Working with Join Fields
Join fields are fields that are stored on the join table for Many to Many relationships. They can be used to store additional information that is only relevant to the relationship itself, as opposed to information that belongs to one of the models.
A good example of this is a system that can fire alarms. Each alarm can be assigned to multiple users, and each user can have multiple alarms. An alarm needs to be fired individually for each user, and they only get fired when the user logs in.
To keep track of this, we add a column to our alarms_users table that is called wasfired. It defaults to FALSE.
alarms_users
id | alarm_id | user_id | wasfired |
---|---|---|---|
1 | 1 | 4 | FALSE |
2 | 1 | 5 | TRUE |
3 | 2 | 1 | TRUE |
Querying the Join Field
Please see Get (Advanced): _join_field for details on how to query join fields.
Reading the Join Field
Please see Get (Advanced): include_join_fields for details on how to include join fields in the result set.
Setting the Join Field
You can set the join field for one or more rows using set_join_field
$object->set_join_field($model, $column, $value)
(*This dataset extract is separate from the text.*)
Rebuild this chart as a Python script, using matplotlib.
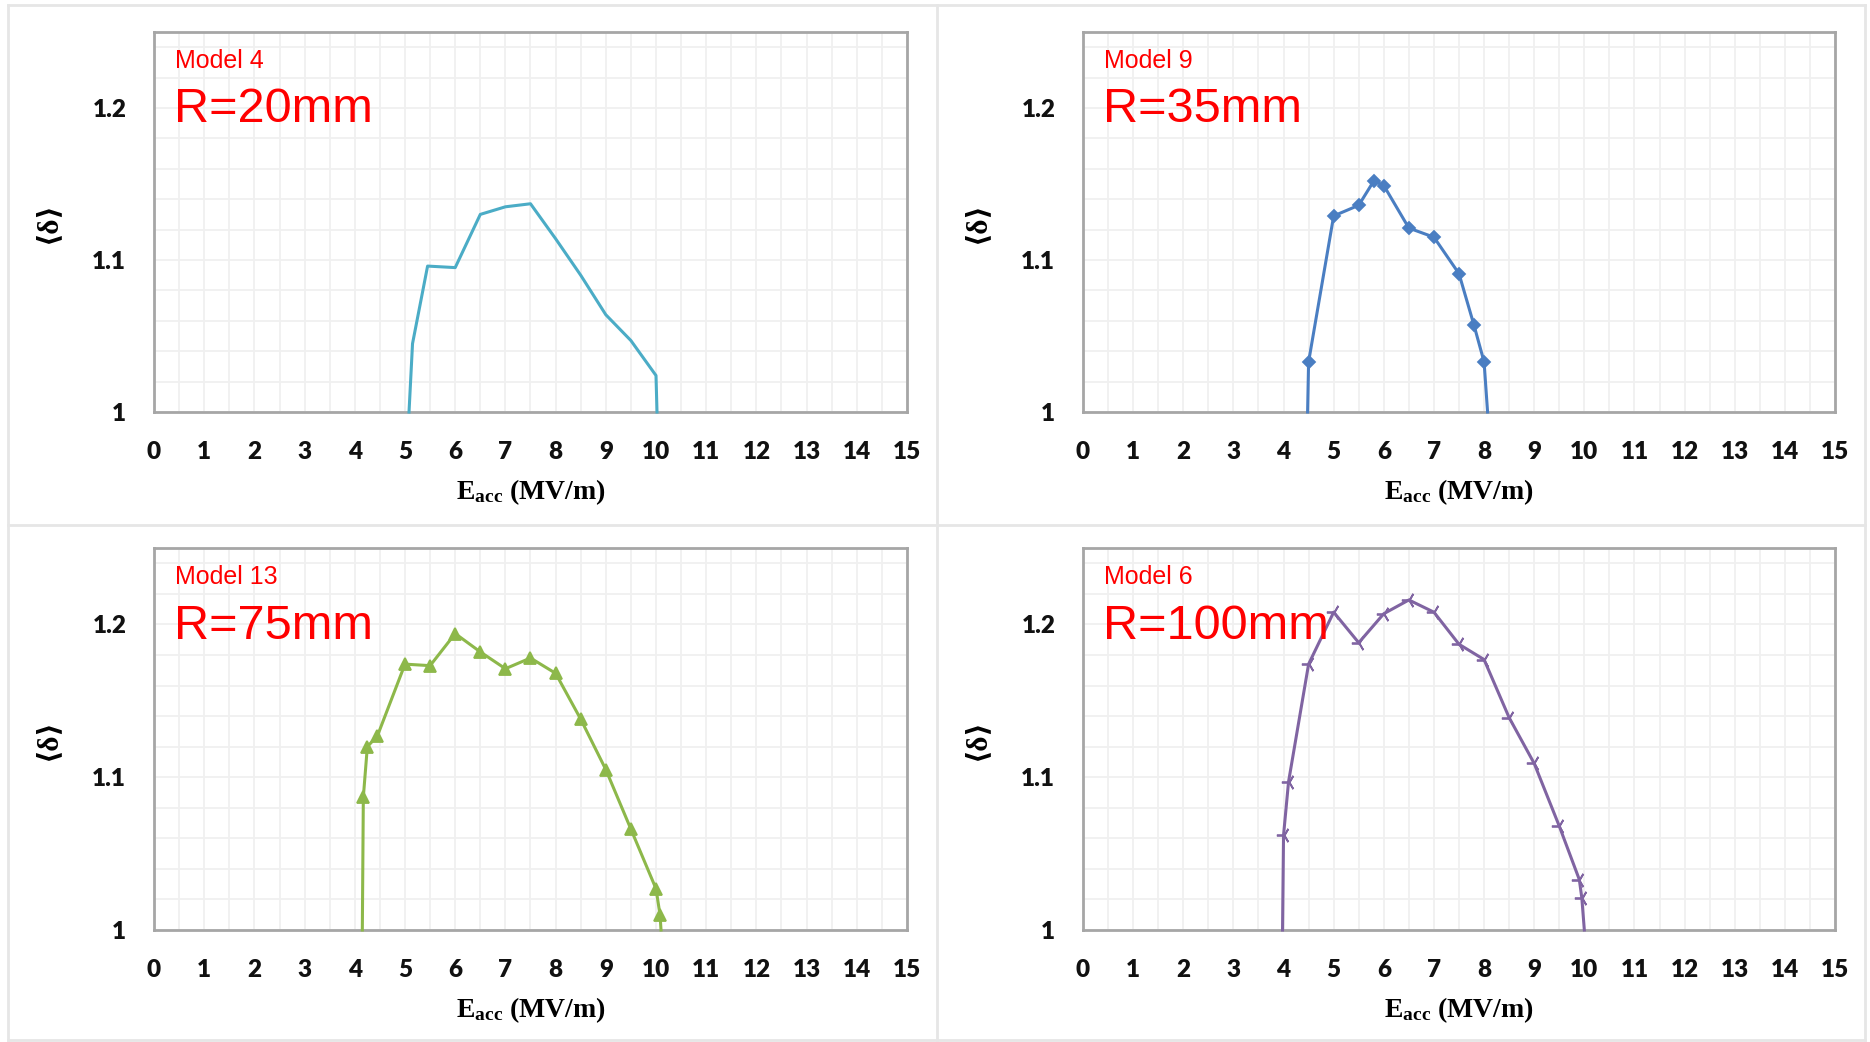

Store $value into $column on the table that relates $object and $model (which can be an object OR a field name when an object is related multiple times.
$model: One of the following- A specific object (most common)
- A one-item associative array in the form of array('relationship_key' => $related_object)
- A model name*
- A relationship key*
* In the case of the latter two, every row that is related to $object will be updated.
- $column: The column to set
- $value: The value to set on the column
Example time!
// Create objects $u = new User(); $u->get_by_id($userid); $alarm = new Alarm(); $alarm->get_by_id($alarmid); // relate this alarm to the user $u->save($alarm); // mark this alarm as fired $alarm->set_join_field($u, 'wasfired', TRUE);
set_join_field runs an UPDATE query on the relation table, so make sure the two objects are related before using this method!